Keterlibatan elite-elite
pribumi, di antaranya para tokoh Boedi Oetomo dan elite keraton di
Kadipaten Pakualaman, Yogyakarta, terekam dalam buku kenang-kenangan
ini. Radjiman Wediodiningrat, orang yang pernah menjabat sebagai
pimpinan Boedi Oetomo, adalah satu-satunya tokoh pribumi yang artikelnya
dimuat dalam buku kenang-kenangan yang menjadi pegangan anggota
Freemason di seluruh Hindia Belanda ini.
Radjiman yang masuk sebagai
anggota Freemason pada tahun 1913, menulis sebuah artikel berjudul ”Een
Broderketen der Volken” (Persaudaraan Rakyat). Radjiman pernah memimpin
jalannya sidang Badan Penyelidik Usaha Persiapan Kemerdekaan Indonesia
(BPUPKI). Selain Radjiman, tokoh-tokoh Boedi Oetomo lainnya yang
tercatat sebagai anggota Freemason bisa dilihat dalam paper berjudul The
Freemason in Boedi Oetomo yang ditulis oleh CG van Wering.

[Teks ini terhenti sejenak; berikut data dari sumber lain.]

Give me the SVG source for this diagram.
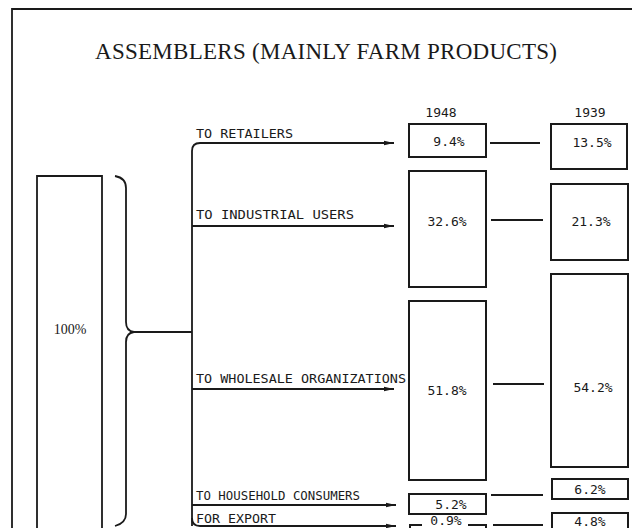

Kedekatan Boedi Oetomo pada
masa-masa awal dengan gerakan Freemason bisa dilihat setahun setelah
berdirinya organisasi tersebut. Adalah Dirk van Hinloopen Labberton,
pada 16 Januari 1909 mengadakan pidato umum (openbare) di Loge de
Sterinhet Oosten (Loji Bin - tang Timur) Batavia. Dalam pertemuan di
loge tersebut, Labberton memberikan ceramah berjudul, ”Theosofische in
Verband met Boedi Oetomo” (Theosofi dalam Kaitannya dengan Boedi
Oetomo).
Theosofi adalah bagian dari
jaringan Freemason yang bergerak dalam kebatinan. Aktivis Theosofi pada
masa lalu, juga adalah aktivis Freemason. Cita-cita Theosofi sejalan
dengan Freemason. Apa misi Freemason? Dalam buku Tarekat Mason Bebas dan
Masyarakat di Hindia Belanda dan Indonesia 1764-1962, karya Dr Th
Steven dijelaskan misi organisasi yang memiliki simbol Bintang David
ini: ”Setiap insan Mason Bebas mengemban tugas, di mana pun dia berada
dan bekerja,untuk memajukan segala sesuatu yang mempersatukan dan
menghapus pemisah antar manusia.”
Jadi, misi Freemason adalah
“menghapus pemisah antarmanusia!”. Salah satu yang dianggap sebagai
pemisah antarmanusia adalah 'agama'. Maka, jangan heran, jika banyak
manusia berteriak lantang: ”semua agama adalah sama”. Atau, ”semua agama
adalah benar, karena merupakan jalan yang sama-sama sah untuk menuju
Tuhan yang satu.”
Paham yang dikembangkan
Freemason adalah humanisme sekular. Semboyannya: liberty, egality,
fraternity. Sejak awal abad ke-18, Freemasonry telah merambah ke
berbagai dunia. Di AS, misalnya, sejak didirikan pada 1733, Freemason
segera menyebar luas ke negara itu, sehingga orang-orang seperti George
Washington, Thomas Jefferson, John Hancock, Benjamin Franklin menjadi
anggotanya.
Prinsip Freemasonry adalah
'Liberty, Equality, and Fraternity'. (Lihat, A New Encyclopedia of
Freemasonry, (New York: Wing Books, 1996). Harun Yahya, dalam bukunya,
Ksatria-kstaria Templar Cikal Bakal Gerakan Freemasonry (Terj),
mengungkap upaya kaum Freemason di Turki Usmani untuk menggusur Islam
dengan paham humanisme.
Dalam suratnya kepada seorang
petinggi Turki Usmani, Mustafa Rasid Pasya, August Comte menulis,
“Sekali Usmaniyah mengganti keimanan mereka terhadap Tuhan dengan
humanisme, maka tujuan di atas akan cepat dapat tercapai.” Comte yang
dikenal sebagai penggagas alir n positivisme juga mendesak agar Islam
diganti dengan positivisme. Jadi, memang erat kaitannya antara
pengembangan liberalisasi, sekularisasi, dan misi Freemason.